The festival includes walks, talks, workshops and Instameets across almost 38 cities that include Delhi, Mumbai, Chennai, Bengaluru, Agra, Ahmedabad, Aizawl, Ajmer, Allahabad, Amritsar, Vadodara, Bharuch, Bhubaneswar, Bikaner, Chandigarh, Goa, Guwahati, Gwalior, Howrah, Hyderabad, Itanagar, Jaipur, Jodhpur, Kochi, Kolkata, Lucknow, Nagpur, Nashik, Orchha, Patna, Pondicherry, Pune, Raipur, Secunderabad, Shillong, Shimla, Udaipur and Varanasi.
To give you an idea, the trails look like this in some of the cities: a walk through Guwahati’s architectural landscape at the turn of the 20th century (February 2), a visit to Jodhpur’s step-wells to understand traditional water conservation (February 3), understanding the legacy Kolkata’s Old Chinatown (February 3), an awareness walk to Delhi’s landfill mountains (February 10), a photo walk through the lanes of Old Agra (February 16), hidden Sufi Pearls of Aghapura in Hyderabad (February 17), and stories of Mughal queens and concubines in Delhi’s Red Fort (February 23).
These walks explore museums, historically significant monuments, markets, interesting natural landscapes and areas known for their rich cuisine. The efforts have been specially directed towards children, the differently-abled, and the economically backward.

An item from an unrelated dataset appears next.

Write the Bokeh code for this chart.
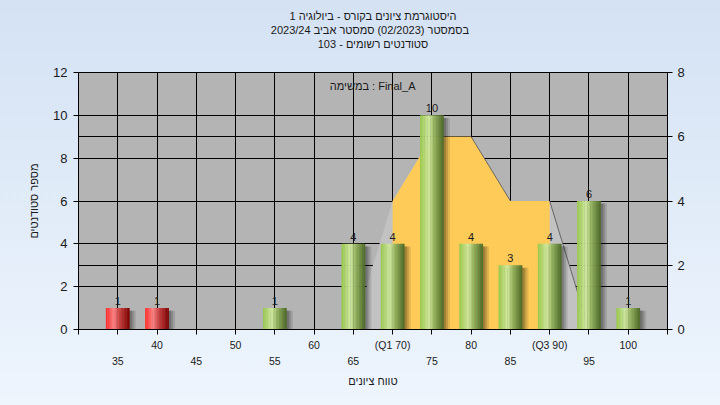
from bokeh.plotting import figure
from bokeh.models import Range1d, LinearAxis, FixedTicker, Grid, Label, ColumnDataSource, Title
from bokeh.core.properties import value
from bokeh.embed import file_html
from bokeh.resources import INLINE

# ---------------- data ----------------
title_lines = ["היסטוגרמת ציונים בקורס - ביולוגיה 1",
               "בסמסטר  (02/2023)  סמסטר אביב 2023/24",
               "סטודנטים רשומים - 103"]
grades = [35, 40, 55, 65, 70, 75, 80, 85, 90, 95, 100]
counts = [1, 1, 1, 4, 4, 10, 4, 3, 4, 6, 1]
bar_status = ["fail", "fail", "pass", "pass", "pass", "pass", "pass", "pass", "pass", "pass", "pass"]
dist_x = [65, 70, 75, 80, 85, 90, 95]
dist_y = [0, 4, 6, 6, 4, 4, 0]          # right axis units
q1, q3 = 70, 90
x_ticks = [30, 35, 40, 45, 50, 55, 60, 65, 70, 75, 80, 85, 90, 95, 100, 105]
row1_labels = {40: "40", 50: "50", 60: "60", 70: "(Q1 70)", 80: "80", 90: "(Q3 90)", 100: "100"}
row2_labels = {35: "35", 45: "45", 55: "55", 65: "65", 75: "75", 85: "85", 95: "95"}
left_ticks = [0, 2, 4, 6, 8, 10, 12]
right_ticks = [0, 2, 4, 6, 8]
task_label = "במשימה : Final_A"
x_title = "טווח ציונים"
y_title = "מספר סטודנטים"

FONT = "Liberation Sans"
TXT = "#1a1a1a"

p = figure(width=720, height=405, output_backend="svg", toolbar_location=None,
           x_range=Range1d(30, 105), y_range=Range1d(0, 12),
           min_border_left=78, min_border_right=53, min_border_top=72, min_border_bottom=76)
p.extra_y_ranges = {"right": Range1d(0, 8)}

p.border_fill_color = None
p.styles = {"background": "linear-gradient(to bottom, #d4e2f4, #eef5fd)"}
p.background_fill_color = "#b4b4b4"
p.outline_line_color = "black"
p.outline_line_width = 1

# title: spacer next to the plot, then three centred lines (last line closest to the plot)
p.title = None
p.add_layout(Title(text=" ", text_font=FONT, text_font_size="11px", standoff=9), "above")
for line in reversed(title_lines):
    p.add_layout(Title(text=line, align="center", text_font=FONT, text_font_size="11px",
                       text_font_style="normal", text_color=TXT, standoff=0, offset=1), "above")

# grids
p.xgrid.ticker = FixedTicker(ticks=x_ticks)
p.xgrid.grid_line_color = "black"
p.xgrid.grid_line_width = 1
p.ygrid.ticker = FixedTicker(ticks=left_ticks)
p.ygrid.grid_line_color = "black"
rgrid = Grid(dimension=1, ticker=FixedTicker(ticks=right_ticks), y_range_name="right",
             grid_line_color="black", grid_line_width=1)
p.add_layout(rgrid)

# x axes (two rows of labels)
xa = p.xaxis[0]
xa.ticker = FixedTicker(ticks=x_ticks)
xa.major_label_overrides = {t: row1_labels.get(t, "") for t in x_ticks}
xa.major_tick_out = 5
xa.major_tick_in = 0
xa.minor_tick_line_color = None
xa.axis_line_color = "black"
xa.major_tick_line_color = "black"
xa.major_label_standoff = 4
xa.major_label_text_font = FONT
xa.major_label_text_font_size = "10.5px"
xa.major_label_text_color = TXT

xa2 = LinearAxis(ticker=FixedTicker(ticks=list(row2_labels.keys())),
                 major_label_overrides=dict(row2_labels))
xa2.axis_line_color = None
xa2.major_tick_line_color = None
xa2.minor_tick_line_color = None
xa2.major_tick_out = 0
xa2.major_tick_in = 0
xa2.major_label_standoff = 3
xa2.major_label_text_font = FONT
xa2.major_label_text_font_size = "10.5px"
xa2.major_label_text_color = TXT
xa2.axis_label = x_title
xa2.axis_label_standoff = 7
xa2.axis_label_text_font = FONT
xa2.axis_label_text_font_size = "11px"
xa2.axis_label_text_font_style = "normal"
xa2.axis_label_text_color = TXT
p.add_layout(xa2, "below")

# left axis
ya = p.yaxis[0]
ya.ticker = FixedTicker(ticks=left_ticks)
ya.major_tick_out = 5
ya.major_tick_in = 0
ya.minor_tick_line_color = None
ya.major_label_standoff = 6
ya.major_label_text_font = FONT
ya.major_label_text_font_size = "13px"
ya.major_label_text_color = TXT
ya.axis_label = y_title
ya.axis_label_standoff = 10
ya.axis_label_text_font = FONT
ya.axis_label_text_font_size = "11px"
ya.axis_label_text_font_style = "normal"
ya.axis_label_text_color = TXT

# right axis
ra = LinearAxis(y_range_name="right", ticker=FixedTicker(ticks=right_ticks))
ra.major_tick_out = 5
ra.major_tick_in = 0
ra.minor_tick_line_color = None
ra.major_label_standoff = 5
ra.major_label_text_font = FONT
ra.major_label_text_font_size = "13px"
ra.major_label_text_color = TXT
p.add_layout(ra, "right")

# distribution area: full (light gray) then IQR (yellow)
gx = [dist_x[0]] + dist_x + [dist_x[-1]]
gy = [0] + dist_y + [0]
p.patch(gx, gy, y_range_name="right", fill_color="#c2c2c2", line_color=None)
iqr_x = [x for x in dist_x if q1 <= x <= q3]
iqr_y = [y for x, y in zip(dist_x, dist_y) if q1 <= x <= q3]
p.patch([q1] + iqr_x + [q3], [0] + iqr_y + [0], y_range_name="right",
        fill_color="#fecb58", line_color=None)
# dark edges on descending segments
for i in range(len(dist_x) - 1):
    if dist_y[i + 1] < dist_y[i]:
        p.line([dist_x[i], dist_x[i + 1]], [dist_y[i], dist_y[i + 1]], y_range_name="right",
               line_color="#505050", line_width=1, line_alpha=0.8)

# bar shadows
bw = 3.0
for off, a in [(0.8, 0.10), (0.55, 0.14), (0.3, 0.18)]:
    p.vbar(x=[g + off for g in grades], top=[c - 0.12 for c in counts], bottom=0,
           width=bw, fill_color="black", fill_alpha=a, line_color=None)

# bars as cylinder gradients
stops = {"pass": [(0.0, (150, 198, 74)), (0.38, (210, 234, 162)), (0.6, (150, 182, 96)), (1.0, (76, 104, 38))],
         "fail": [(0.0, (255, 36, 36)), (0.33, (255, 132, 132)), (0.6, (200, 60, 60)), (1.0, (124, 0, 0))]}


def color_at(kind, t):
    st = stops[kind]
    for (t0, c0), (t1, c1) in zip(st[:-1], st[1:]):
        if t0 <= t <= t1:
            f = (t - t0) / (t1 - t0)
            return "#%02x%02x%02x" % tuple(int(round(a + (b - a) * f)) for a, b in zip(c0, c1))
    return "#%02x%02x%02x" % st[-1][1]


N = 16
sx, stop_, sw, sc = [], [], [], []
for g, c, k in zip(grades, counts, bar_status):
    for i in range(N):
        t = (i + 0.5) / N
        sx.append(g - bw / 2 + t * bw)
        stop_.append(c)
        sw.append(bw / N * 1.15)
        sc.append(color_at(k, t))
src = ColumnDataSource(dict(x=sx, top=stop_, w=sw, c=sc))
p.vbar(x="x", top="top", bottom=0, width="w", fill_color="c", line_color=None, source=src)

# value labels
p.text(x=grades, y=counts, text=[str(c) for c in counts], text_align="center",
       text_baseline="alphabetic", y_offset=-7, text_font=value(FONT),
       text_font_size="11px", text_color=TXT)

# task annotation
p.add_layout(Label(x=62, y=11.35, text=task_label, text_align="left", text_baseline="middle",
                   text_font=FONT, text_font_size="11px", text_color=TXT))

open("out.html", "w").write(file_html(p, INLINE))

The heritage walks have been curated also keeping in mind that students, travellers, local residents, and professionals such as photographers and conservationists may also benefit from it.
Hopefully, these walks will stimulate people to think deeply and converse about architectural heritage, sustainable tourism, gender-related issues and cultural infusion. During such walks, there’ll also be opportunities to interact with the local residents. A lot of the residents are kind enough to open up their homes and share their stories: from oral histories, legends and legacies to everyday anecdotes, making it an incredible experience for everyone involved.